Written by: Helen Regan, CNN
When Haji Muhammad Abdus Salam looks across the trash-filled river near his home in one of Dhaka’s major garment manufacturing districts, he remembers a time before the factories moved in.
“When I was young there were no garment factories here. We used to grow crops and loved to catch different kinds of fish. The atmosphere was very nice,” he said from Savar, just north of the Bangladesh capital.
The river beside him is now black like an ink stain. Abdus Salam said waste from nearby garment factories and dye houses has polluted the water.
“There are no fish now,” he said. “The water is so polluted that our children and grandchildren cannot have the same experience.”
Bangladesh is the world’s second biggest garment manufacturing hub after China, exporting $34 billion worth of garments in 2019. And clothes made, dyed and finished in the country often end up in main street shops across the United States and Europe.
But as consumers browse through the season’s latest color trends, few will spare much thought to the dyes used to create everything from soft pastels to fluorescent hues — or their toxic history.
Fashion is responsible for up to one-fifth of industrial water pollution, thanks in part to weak regulation and enforcement in producer countries like Bangladesh, where wastewater is commonly dumped directly into rivers and streams. The discharge is often a cocktail of carcinogenic chemicals, dyes, salts and heavy metals that not only hurt the environment, but pollute essential drinking water sources.
Bangladesh’s Ministry of Environment, Forest and Climate Change said it was “striving towards minimizing the negative effect on environment from the largest export generating sectors including ready-made garments and textiles.”
Minister Shahab Uddin said in a statement e-mailed to CNN that a range of measures were being taken to address pollution, including updating conservation and environmental laws, imposing fines on polluters, monitoring water quality, setting up centralized treatment plants, and working with international development partners to improve wastewater treatment.
“Monitoring and enforcement activities … are playing a vital role in combating the pollution caused by illegal polluting industries. We have a policy and legal framework in place to address the environmental pollution issues of the country,” he said.
change is happening. In Bangladesh, there are signs textile producers are taking environmental responsibility more seriously, with brands committing to initiatives, such as the Partnership for Cleaner Textile (PaCT), that tackle water, energy and chemical use in the industry.

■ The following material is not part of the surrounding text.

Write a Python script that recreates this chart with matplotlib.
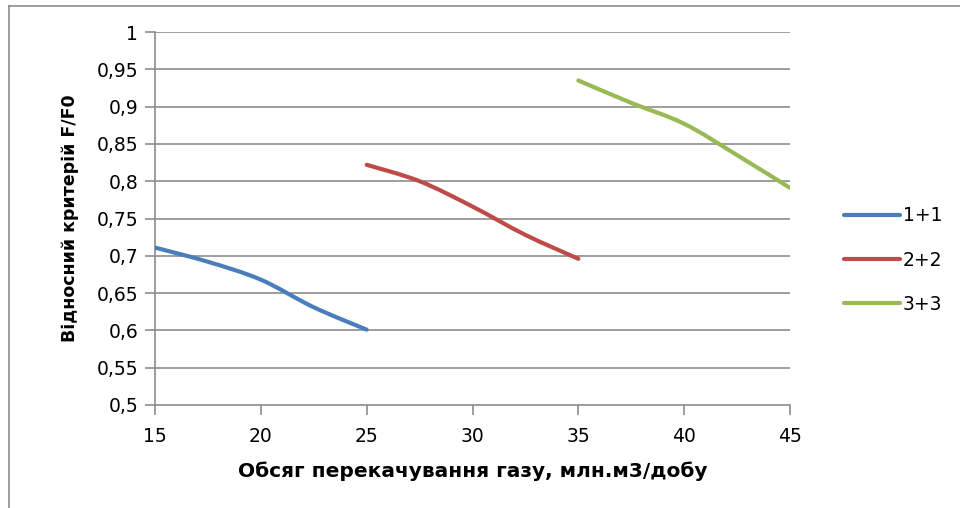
import numpy as np
import matplotlib
matplotlib.use("Agg")
import matplotlib.pyplot as plt
from matplotlib.path import Path
from matplotlib.patches import PathPatch
from matplotlib.lines import Line2D

plt.rcParams['font.family'] = ['DejaVu Sans']

# Gas throughput (mln m3/day) and relative criterion F/F0 for each scheme
x_11 = [15, 17.5, 20, 22.5, 25]
y_11 = [0.711, 0.692, 0.668, 0.631, 0.601]
x_22 = [25, 27.5, 30, 32.5, 35]
y_22 = [0.822, 0.800, 0.766, 0.728, 0.696]
x_33 = [35, 37.5, 40, 42.5, 45]
y_33 = [0.935, 0.905, 0.877, 0.835, 0.791]

series_names = ['1+1', '2+2', '3+3']
series_colors = ['#4A7EBB', '#BE4B48', '#98B954']

x_ticks = [15, 20, 25, 30, 35, 40, 45]
y_ticks = [0.5, 0.55, 0.6, 0.65, 0.7, 0.75, 0.8, 0.85, 0.9, 0.95, 1.0]
y_tick_labels = ['0,5', '0,55', '0,6', '0,65', '0,7', '0,75', '0,8', '0,85', '0,9', '0,95', '1']

x_label = 'Обсяг перекачування газу, млн.м3/добу'
y_label = 'Відносний критерій F/F0'


def smooth_path(xs, ys, tension=1 / 6):
    """Cubic Bezier path through the points (Catmull-Rom style smoothing)."""
    xs = np.asarray(xs, float)
    ys = np.asarray(ys, float)
    n = len(xs)
    verts = [(xs[0], ys[0])]
    codes = [Path.MOVETO]
    for i in range(n - 1):
        p0 = np.array([xs[max(i - 1, 0)], ys[max(i - 1, 0)]])
        p1 = np.array([xs[i], ys[i]])
        p2 = np.array([xs[i + 1], ys[i + 1]])
        p3 = np.array([xs[min(i + 2, n - 1)], ys[min(i + 2, n - 1)]])
        c1 = p1 + (p2 - p0) * tension
        c2 = p2 - (p3 - p1) * tension
        verts += [tuple(c1), tuple(c2), tuple(p2)]
        codes += [Path.CURVE4] * 3
    return Path(verts, codes)


fig = plt.figure(figsize=(9.6, 5.08), dpi=100)
ax = fig.add_axes([155 / 960, 103 / 508, 635 / 960, 373 / 508])

grid_color = '#8C8C8C'
for yv in y_ticks[1:]:
    ax.axhline(yv, color=grid_color, lw=1.2, zorder=1)

for xs, ys, c in zip([x_11, x_22, x_33], [y_11, y_22, y_33], series_colors):
    patch = PathPatch(smooth_path(xs, ys), facecolor='none', edgecolor=c,
                      lw=3.0, capstyle='round', joinstyle='round', zorder=3)
    ax.add_patch(patch)

ax.set_xlim(15, 45)
ax.set_ylim(0.5, 1.0)
ax.set_xticks(x_ticks)
ax.set_xticklabels([str(v) for v in x_ticks])
ax.set_yticks(y_ticks)
ax.set_yticklabels(y_tick_labels)

for side in ['top', 'right']:
    ax.spines[side].set_visible(False)
for side in ['left', 'bottom']:
    ax.spines[side].set_color(grid_color)
    ax.spines[side].set_linewidth(1.2)
ax.tick_params(axis='both', direction='out', length=7, width=1.2,
               color=grid_color, labelsize=13.5, labelcolor='black')
ax.tick_params(axis='x', pad=9)
ax.tick_params(axis='y', pad=5)

ax.set_xlabel(x_label, fontsize=14.5, fontweight='bold', labelpad=11)
ax.set_ylabel(y_label, fontsize=12.5, fontweight='bold', labelpad=13)

handles = [Line2D([0], [0], color=c, lw=3.0, solid_capstyle='round') for c in series_colors]
fig.legend(handles, series_names, loc='center left', bbox_to_anchor=(836 / 960, 1 - 260 / 508),
           frameon=False, fontsize=13.5, handlelength=3.0, labelspacing=1.35,
           handletextpad=0.15, borderaxespad=0)

# outer chart frame
fig.add_artist(Line2D([9 / 960, 9 / 960], [0, 1 - 6 / 508], transform=fig.transFigure,
                      color='#8C8C8C', lw=1.2))
fig.add_artist(Line2D([9 / 960, 1], [1 - 6 / 508, 1 - 6 / 508], transform=fig.transFigure,
                      color='#8C8C8C', lw=1.2))

fig.savefig('out.png', dpi=100)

And some Bangladeshi factories have environmental “best practices and are developing their own connections” with suppliers, said PFI Hong Kong’s Obser. But “it remains a challenge to fully eliminate those smaller non-compliant ones because the fashion industry is very intransparent and price focused,” she added, saying many companies do not have the training, knowledge or the funds to treat wastewater discharge or invest in new waterless or environmentally-friendly technologies.
Bangladesh’s Ministry of Environment, Forest and Climate Change said it has made it mandatory for all polluting facilities to install effluent treatment plants and operate them “optimally.” And under a new environmental policy called Zero Liquid Discharge (ZLD), textile dyeing, finishing and washing industries “must submit a time-bound plan to reduce, recycle and reuse the wastewater,” Uddin said.
“There is definitely room for further improvement,” though rapid urbanization, high economic growth and industrialization all exacerbate the country’s environmental problems. “These challenges cannot be eliminated overnight,” he added.
Other countries have also been taking steps. In China, a range of tough new environmental policies have been enacted in the past few years, including a 2017 crackdown on textile and other polluting factories that saw the temporary closure of thousands that were found to be flouting environmental laws. In 2018, the Chinese government introduced a new environment protection tax aimed at cutting polluting discharge, according to state-run news agency Xinhua.
Ma said factories and dye houses are increasingly being moved into industrial zones with centralized wastewater treatment plants, or being threatened with fines and closure if they don’t comply with regulations.
Results have been “dramatic,” with many of the dead, black rivers he once saw coming back to life.